- Developer: Dual
- Publisher: Asmik Ace Entertainment, Inc
- Designer: Takashi Abe
- Composer: Akihiko Mori
- Platform: Super Famicom
- Release: JP: January 27, 1995;
- Genres: Strategy, war game
- Modes: Single-player, multiplayer

= Koutetsu no Kishi 3: Gekitotsu Europe Sensen =

1995 video game

Koutetsu no Kishi 3: Gekitotsu Europe Sensen (鋼鉄の騎士3 −激突ヨーロッパ戦線−) is a Super Famicom strategy video game about Europe during World War II.

The player can play as either Nazi Germany or the Allied forces. The game is mostly in Japanese, although ASCII letters can be used when typing in names. Once in the game mode, the X button is used to confirm orders. Each stage has its own individual background sound that provides additional tension to the atmosphere. It is the final game in the Koutetsu no Kishi trilogy, following Koutetsu no Kishi and Koutetsu no Kishi 2: Sabaku no Rommel Shougun.

==Gameplay==
===General gameplay===
There are three difficulty levels: easy, medium, and hard. There is also fuel and ammunition to consider when planning strategy for offense or defense. Once all combatant units are eliminated or once everyone runs out of ammo and/or fuel, the battle is resolved. The game can end in a draw, however, if fuel or ammunition runs out and there are still a decent amount of combat units on both sides of the conflict. The actual battle scenes play like a dice game with the player having the least amount of luck in two different rounds losing his units, similar to Risk.
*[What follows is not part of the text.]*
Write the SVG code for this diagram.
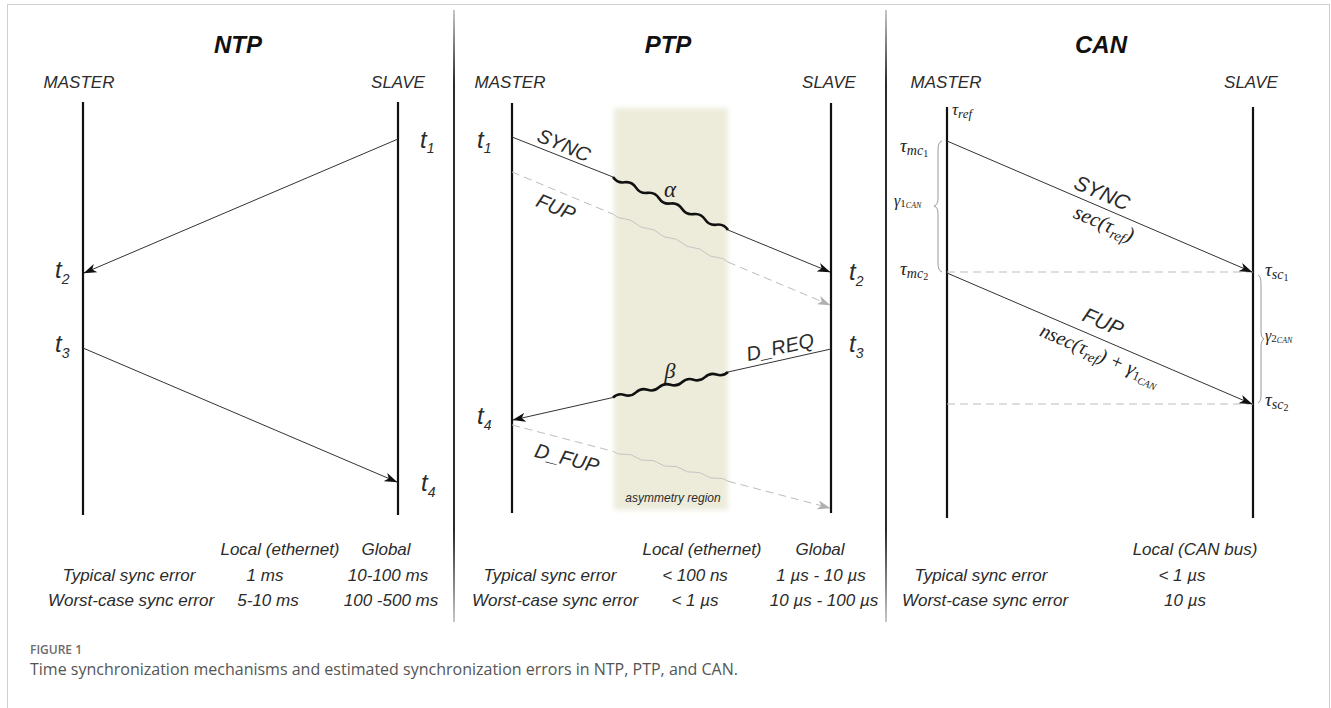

There are different scenarios from 1939 to 1945, with all the major battles covered from the Nazi invasion of Poland (resulting a decisive victory ). A hidden 16th scenario appears after the player successfully finishes all 15 of the scenarios that the game originally provides.

===Construction mode===
This mode allows the player to take one of the scenarios and customize them. Using the construction mode, a battle can take place using the seasons of winter or summer, involve either one or two players, and players can even replace the units and the drivers that are involved in the battle. For example, Poland can have Soviet or German tanks for an equal confrontation with the Nazi forces in the battle for Poland during the month of September 1939.